» **Short problem**: Would you pull out every line of the material that contains the string "this"?

» **Stored rows**:
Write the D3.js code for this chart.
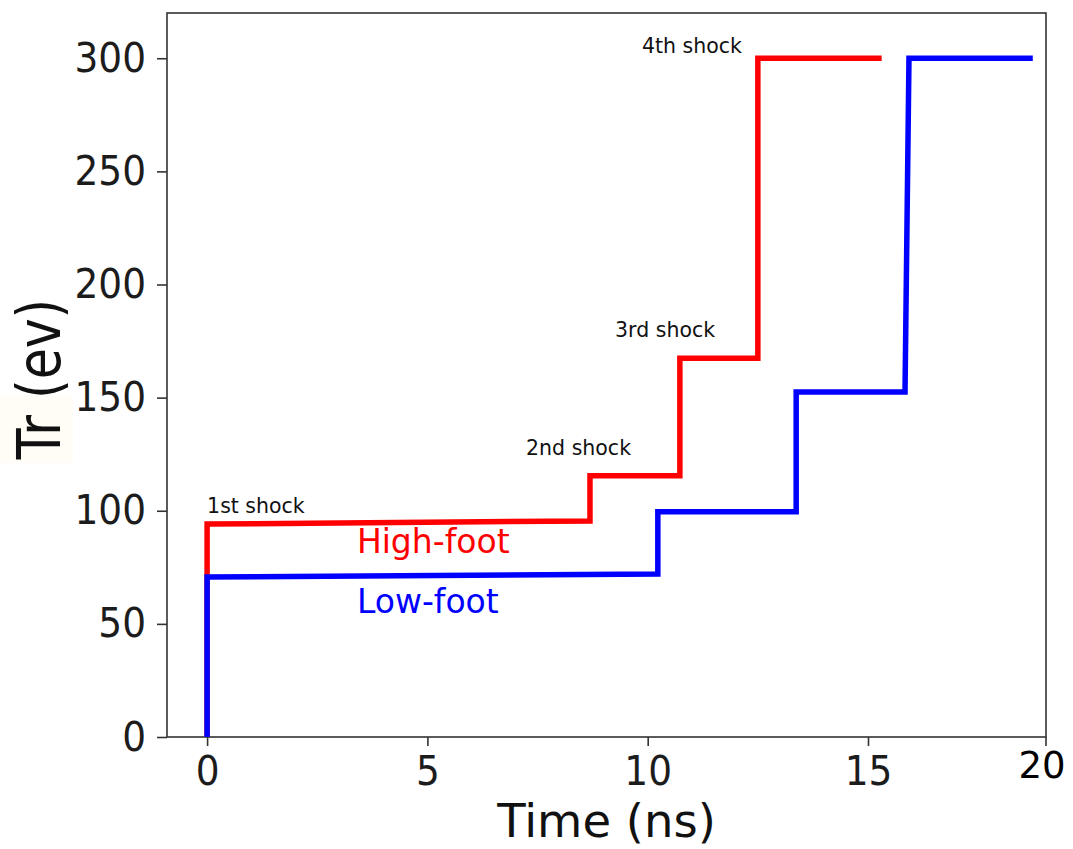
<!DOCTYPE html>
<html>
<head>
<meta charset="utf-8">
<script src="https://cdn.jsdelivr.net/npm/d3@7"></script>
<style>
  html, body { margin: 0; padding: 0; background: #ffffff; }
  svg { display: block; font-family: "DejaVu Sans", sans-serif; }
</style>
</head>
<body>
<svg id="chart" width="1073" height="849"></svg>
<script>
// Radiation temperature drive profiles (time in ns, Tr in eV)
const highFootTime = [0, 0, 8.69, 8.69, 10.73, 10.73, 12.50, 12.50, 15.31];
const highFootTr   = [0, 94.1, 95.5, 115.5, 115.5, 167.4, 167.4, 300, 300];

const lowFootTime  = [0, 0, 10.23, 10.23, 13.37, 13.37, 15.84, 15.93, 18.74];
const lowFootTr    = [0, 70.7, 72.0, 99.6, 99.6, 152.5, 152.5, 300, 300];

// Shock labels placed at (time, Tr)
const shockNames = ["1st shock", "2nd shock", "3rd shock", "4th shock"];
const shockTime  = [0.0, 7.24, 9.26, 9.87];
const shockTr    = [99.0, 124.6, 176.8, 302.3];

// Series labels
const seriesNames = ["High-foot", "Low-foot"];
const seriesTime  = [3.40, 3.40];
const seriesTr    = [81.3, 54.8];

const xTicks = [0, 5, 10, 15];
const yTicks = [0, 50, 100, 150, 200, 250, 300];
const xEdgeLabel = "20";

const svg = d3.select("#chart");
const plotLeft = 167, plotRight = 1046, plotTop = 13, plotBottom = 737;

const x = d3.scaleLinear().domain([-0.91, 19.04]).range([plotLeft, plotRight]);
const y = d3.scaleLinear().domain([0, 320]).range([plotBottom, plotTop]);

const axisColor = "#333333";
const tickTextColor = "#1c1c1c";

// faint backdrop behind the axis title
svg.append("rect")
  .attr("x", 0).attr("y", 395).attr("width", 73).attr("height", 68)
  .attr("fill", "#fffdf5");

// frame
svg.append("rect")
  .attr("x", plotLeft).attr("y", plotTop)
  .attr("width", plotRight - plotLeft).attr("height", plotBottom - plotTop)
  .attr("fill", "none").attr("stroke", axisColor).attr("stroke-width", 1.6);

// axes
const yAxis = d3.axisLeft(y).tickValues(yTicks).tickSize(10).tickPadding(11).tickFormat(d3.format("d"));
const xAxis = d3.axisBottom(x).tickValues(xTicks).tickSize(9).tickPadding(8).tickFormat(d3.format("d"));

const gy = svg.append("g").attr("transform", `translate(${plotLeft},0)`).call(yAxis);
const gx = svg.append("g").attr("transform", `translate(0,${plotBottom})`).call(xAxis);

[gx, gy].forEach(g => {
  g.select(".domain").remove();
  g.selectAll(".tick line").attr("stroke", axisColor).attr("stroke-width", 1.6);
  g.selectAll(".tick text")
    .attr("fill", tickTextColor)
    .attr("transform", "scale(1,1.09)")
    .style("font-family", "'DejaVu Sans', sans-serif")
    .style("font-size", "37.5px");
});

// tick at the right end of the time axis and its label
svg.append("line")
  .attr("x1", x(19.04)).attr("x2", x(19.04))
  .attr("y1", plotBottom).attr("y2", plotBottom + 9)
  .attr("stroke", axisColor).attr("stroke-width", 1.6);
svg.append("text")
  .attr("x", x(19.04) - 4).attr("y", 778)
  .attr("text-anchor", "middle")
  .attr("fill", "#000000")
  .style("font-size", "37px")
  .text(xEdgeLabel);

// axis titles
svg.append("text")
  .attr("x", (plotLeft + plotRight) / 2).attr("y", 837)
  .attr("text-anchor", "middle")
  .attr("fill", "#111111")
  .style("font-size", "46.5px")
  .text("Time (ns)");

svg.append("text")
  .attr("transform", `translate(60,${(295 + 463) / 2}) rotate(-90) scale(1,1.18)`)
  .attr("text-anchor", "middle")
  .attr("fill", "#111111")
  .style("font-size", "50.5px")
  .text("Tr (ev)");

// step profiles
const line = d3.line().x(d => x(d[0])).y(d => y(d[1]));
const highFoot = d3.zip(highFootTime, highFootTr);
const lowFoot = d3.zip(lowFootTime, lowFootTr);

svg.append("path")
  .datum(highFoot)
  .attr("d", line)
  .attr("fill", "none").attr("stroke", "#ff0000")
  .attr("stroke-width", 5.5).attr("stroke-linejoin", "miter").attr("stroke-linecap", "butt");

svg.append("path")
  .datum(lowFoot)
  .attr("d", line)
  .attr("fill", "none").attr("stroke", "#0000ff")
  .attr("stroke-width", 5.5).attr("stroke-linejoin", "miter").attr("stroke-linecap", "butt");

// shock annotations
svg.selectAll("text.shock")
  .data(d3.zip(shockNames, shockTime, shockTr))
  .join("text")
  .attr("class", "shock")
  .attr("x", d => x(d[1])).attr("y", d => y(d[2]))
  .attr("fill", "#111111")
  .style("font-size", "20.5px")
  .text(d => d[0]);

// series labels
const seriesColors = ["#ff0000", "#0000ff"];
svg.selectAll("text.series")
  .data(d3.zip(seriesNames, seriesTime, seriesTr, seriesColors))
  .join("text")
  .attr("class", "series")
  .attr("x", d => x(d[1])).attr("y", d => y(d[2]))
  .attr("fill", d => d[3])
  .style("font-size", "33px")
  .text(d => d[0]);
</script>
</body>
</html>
---
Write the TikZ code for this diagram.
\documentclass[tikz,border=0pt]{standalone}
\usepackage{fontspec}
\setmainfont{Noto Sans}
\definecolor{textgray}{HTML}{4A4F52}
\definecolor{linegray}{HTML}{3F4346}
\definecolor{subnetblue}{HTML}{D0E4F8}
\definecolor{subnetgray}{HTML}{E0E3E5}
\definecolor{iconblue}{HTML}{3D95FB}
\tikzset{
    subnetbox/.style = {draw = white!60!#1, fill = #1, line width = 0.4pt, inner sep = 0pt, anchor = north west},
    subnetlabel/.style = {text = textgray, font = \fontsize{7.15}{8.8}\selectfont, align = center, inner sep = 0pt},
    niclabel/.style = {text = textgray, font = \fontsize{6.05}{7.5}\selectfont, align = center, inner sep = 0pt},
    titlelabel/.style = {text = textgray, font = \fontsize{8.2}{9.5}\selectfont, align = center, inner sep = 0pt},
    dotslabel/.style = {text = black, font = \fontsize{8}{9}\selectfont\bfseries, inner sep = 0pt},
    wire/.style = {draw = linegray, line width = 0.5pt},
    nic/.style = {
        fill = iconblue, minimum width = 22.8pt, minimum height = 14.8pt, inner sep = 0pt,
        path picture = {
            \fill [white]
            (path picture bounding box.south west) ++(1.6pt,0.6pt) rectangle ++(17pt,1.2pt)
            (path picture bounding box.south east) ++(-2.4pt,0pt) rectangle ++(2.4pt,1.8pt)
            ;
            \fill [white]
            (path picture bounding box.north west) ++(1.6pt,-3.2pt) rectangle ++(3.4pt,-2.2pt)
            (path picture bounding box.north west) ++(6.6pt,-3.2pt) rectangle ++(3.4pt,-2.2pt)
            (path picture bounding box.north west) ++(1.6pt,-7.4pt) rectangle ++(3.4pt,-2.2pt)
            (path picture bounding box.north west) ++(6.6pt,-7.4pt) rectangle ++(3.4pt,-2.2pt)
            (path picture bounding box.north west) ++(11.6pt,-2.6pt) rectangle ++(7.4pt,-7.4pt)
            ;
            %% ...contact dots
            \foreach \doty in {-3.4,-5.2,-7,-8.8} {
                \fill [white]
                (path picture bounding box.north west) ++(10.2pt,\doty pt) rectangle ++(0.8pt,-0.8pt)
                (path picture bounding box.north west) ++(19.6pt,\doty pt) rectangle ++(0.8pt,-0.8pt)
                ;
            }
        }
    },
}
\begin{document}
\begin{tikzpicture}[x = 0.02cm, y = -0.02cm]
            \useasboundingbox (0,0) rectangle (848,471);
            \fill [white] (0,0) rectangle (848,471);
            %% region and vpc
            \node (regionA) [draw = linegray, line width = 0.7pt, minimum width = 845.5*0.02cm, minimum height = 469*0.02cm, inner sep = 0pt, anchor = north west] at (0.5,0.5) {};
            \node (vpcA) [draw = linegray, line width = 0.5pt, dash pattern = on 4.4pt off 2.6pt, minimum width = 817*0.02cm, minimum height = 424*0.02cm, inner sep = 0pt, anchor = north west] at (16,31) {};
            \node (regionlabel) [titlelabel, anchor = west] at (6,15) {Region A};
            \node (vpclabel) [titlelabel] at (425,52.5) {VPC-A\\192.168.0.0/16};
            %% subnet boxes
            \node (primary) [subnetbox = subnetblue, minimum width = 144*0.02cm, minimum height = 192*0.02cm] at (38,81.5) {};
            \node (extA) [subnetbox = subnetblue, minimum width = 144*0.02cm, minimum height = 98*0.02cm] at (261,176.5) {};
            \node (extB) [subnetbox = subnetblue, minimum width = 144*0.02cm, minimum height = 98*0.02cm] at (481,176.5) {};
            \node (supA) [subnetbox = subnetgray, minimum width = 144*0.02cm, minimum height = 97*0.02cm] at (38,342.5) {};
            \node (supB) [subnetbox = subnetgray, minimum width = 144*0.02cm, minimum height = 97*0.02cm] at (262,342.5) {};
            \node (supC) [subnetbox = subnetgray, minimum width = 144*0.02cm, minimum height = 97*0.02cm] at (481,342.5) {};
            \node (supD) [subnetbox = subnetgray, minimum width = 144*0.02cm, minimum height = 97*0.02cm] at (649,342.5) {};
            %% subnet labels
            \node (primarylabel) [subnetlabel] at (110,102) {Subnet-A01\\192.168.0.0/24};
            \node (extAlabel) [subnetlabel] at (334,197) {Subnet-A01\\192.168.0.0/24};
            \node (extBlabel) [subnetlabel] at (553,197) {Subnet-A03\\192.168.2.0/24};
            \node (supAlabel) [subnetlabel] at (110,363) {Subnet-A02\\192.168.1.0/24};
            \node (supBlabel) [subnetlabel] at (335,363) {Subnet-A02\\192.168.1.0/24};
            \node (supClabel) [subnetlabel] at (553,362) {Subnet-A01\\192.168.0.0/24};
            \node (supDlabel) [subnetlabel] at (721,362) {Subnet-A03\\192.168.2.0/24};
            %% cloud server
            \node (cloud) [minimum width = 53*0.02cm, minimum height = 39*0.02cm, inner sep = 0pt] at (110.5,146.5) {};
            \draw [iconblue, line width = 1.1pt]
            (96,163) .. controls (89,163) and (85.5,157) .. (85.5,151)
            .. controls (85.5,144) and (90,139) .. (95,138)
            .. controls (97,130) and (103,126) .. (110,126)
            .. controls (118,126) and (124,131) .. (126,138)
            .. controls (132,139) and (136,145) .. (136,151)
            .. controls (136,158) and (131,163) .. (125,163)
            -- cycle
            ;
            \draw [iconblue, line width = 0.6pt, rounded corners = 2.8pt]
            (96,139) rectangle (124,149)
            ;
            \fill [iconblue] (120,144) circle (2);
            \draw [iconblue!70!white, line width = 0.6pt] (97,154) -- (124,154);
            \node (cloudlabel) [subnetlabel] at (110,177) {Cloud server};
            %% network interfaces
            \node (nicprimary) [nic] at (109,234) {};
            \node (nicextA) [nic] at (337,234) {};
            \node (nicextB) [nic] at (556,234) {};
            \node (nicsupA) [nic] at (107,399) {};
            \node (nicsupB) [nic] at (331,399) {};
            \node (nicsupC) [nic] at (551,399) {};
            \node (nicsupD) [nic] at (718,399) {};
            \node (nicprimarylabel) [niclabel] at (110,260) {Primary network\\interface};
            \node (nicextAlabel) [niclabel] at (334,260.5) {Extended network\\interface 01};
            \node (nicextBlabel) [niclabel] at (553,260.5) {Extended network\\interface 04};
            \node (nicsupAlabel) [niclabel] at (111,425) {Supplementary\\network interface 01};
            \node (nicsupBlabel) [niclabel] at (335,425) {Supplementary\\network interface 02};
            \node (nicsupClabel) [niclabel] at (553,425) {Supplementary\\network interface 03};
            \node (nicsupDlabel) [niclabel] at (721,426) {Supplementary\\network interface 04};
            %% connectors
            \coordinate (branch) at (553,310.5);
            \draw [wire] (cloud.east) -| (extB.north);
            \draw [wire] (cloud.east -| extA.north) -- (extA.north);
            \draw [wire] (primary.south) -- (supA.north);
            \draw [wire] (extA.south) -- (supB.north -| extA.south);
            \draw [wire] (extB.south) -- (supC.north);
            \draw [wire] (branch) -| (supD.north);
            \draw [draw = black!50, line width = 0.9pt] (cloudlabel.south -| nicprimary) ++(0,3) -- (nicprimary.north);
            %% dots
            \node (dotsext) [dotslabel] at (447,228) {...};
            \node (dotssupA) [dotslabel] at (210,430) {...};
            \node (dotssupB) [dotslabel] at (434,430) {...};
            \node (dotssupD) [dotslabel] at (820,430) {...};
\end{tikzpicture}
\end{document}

» **Problem solution**:
Write the D3.js code for this chart.
Write the TikZ code for this diagram.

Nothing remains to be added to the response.